— START OF TASK MATERIAL —

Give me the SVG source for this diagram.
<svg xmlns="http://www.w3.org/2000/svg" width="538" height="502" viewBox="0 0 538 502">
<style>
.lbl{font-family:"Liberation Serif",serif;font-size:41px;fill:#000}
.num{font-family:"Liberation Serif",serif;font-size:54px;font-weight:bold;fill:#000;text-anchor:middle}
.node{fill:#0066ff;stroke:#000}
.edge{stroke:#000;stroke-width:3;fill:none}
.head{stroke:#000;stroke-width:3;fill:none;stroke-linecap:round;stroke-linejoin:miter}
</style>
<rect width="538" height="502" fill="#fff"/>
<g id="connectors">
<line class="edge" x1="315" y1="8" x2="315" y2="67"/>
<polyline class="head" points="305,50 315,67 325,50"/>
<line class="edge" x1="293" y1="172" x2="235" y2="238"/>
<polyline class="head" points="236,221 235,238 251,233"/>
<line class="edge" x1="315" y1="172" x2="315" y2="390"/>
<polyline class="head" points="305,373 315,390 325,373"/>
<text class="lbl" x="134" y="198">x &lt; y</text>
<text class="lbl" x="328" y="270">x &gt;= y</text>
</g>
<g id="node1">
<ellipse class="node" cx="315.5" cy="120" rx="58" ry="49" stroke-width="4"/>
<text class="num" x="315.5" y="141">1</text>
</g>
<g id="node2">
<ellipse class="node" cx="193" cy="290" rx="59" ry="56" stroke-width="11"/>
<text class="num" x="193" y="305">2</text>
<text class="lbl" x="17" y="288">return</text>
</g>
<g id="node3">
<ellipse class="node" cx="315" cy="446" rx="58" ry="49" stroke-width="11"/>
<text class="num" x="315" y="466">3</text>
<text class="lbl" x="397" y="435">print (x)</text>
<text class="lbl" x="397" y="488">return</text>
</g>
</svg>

— END OF TASK MATERIAL —
— START OF TASK MATERIAL —

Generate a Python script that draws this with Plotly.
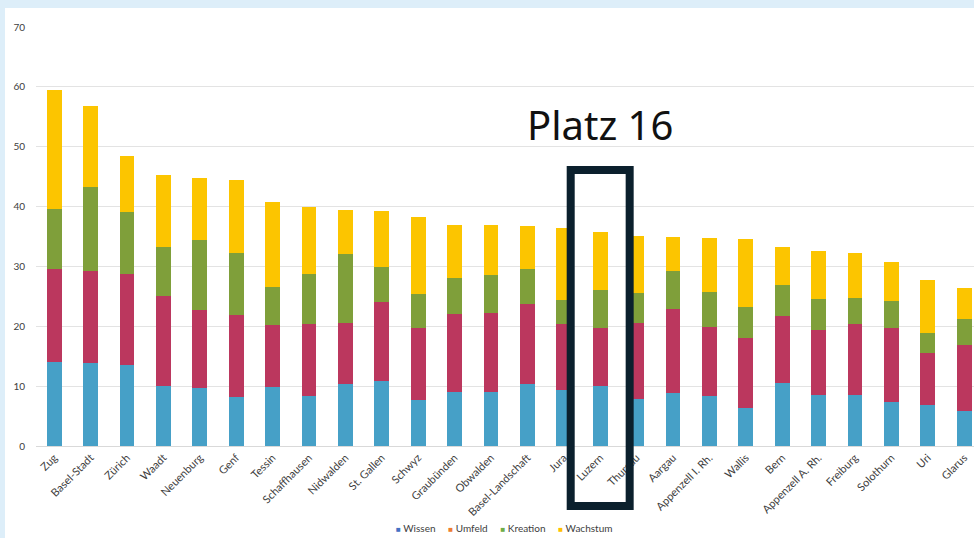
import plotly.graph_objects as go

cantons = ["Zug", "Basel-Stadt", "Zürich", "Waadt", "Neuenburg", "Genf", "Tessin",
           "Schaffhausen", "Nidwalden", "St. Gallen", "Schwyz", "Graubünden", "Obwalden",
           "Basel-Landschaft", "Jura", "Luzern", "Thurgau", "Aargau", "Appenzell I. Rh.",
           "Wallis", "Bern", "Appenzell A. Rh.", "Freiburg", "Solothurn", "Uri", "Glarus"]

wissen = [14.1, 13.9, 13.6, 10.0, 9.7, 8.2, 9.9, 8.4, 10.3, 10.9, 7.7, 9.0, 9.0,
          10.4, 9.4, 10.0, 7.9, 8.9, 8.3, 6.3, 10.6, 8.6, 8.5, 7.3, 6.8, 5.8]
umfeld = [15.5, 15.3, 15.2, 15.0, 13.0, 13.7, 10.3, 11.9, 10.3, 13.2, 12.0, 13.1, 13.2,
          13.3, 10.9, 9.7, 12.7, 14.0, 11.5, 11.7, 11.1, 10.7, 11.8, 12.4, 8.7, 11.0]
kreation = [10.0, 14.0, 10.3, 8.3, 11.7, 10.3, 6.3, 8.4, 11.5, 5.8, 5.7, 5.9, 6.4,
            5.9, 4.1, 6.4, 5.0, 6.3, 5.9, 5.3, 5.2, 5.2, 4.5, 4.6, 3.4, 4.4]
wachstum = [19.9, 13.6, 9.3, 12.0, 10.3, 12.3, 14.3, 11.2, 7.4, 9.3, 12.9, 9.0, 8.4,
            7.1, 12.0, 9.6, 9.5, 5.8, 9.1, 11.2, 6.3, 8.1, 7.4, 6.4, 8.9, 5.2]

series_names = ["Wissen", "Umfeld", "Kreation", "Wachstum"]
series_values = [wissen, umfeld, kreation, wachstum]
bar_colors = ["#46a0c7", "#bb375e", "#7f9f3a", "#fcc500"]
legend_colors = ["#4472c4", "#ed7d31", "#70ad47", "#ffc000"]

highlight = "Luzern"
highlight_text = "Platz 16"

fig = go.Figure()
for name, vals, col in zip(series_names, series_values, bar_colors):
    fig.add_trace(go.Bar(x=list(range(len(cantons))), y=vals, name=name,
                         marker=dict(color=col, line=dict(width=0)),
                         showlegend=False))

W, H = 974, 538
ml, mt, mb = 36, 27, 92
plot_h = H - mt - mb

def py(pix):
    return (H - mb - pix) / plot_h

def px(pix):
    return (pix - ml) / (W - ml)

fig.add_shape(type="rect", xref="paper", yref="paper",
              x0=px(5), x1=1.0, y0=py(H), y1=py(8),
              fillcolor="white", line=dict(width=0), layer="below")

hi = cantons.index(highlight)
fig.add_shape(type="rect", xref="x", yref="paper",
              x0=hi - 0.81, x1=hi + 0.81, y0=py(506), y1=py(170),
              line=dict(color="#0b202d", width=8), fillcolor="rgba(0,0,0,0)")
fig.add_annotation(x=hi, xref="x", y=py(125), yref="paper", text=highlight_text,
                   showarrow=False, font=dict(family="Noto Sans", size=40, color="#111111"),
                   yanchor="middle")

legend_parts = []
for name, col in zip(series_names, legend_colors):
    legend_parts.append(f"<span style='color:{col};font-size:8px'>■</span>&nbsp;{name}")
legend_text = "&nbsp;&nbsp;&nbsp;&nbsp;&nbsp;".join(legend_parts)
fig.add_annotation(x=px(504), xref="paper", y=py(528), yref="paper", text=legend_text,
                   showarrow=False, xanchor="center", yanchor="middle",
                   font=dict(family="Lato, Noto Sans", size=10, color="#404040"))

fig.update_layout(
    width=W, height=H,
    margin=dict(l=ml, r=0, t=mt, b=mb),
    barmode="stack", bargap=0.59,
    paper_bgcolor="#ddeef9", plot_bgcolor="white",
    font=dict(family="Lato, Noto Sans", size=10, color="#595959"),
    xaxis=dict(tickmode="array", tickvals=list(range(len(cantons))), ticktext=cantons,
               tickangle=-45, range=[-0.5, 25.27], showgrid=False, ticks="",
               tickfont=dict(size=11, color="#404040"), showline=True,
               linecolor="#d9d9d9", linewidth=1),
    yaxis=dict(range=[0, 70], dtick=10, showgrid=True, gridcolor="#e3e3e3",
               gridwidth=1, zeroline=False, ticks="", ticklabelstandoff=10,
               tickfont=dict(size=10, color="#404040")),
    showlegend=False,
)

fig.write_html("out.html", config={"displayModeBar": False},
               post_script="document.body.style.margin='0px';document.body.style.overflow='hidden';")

— END OF TASK MATERIAL —

Find every line in the entries that includes the word "this", then state how many there are and nothing else.

2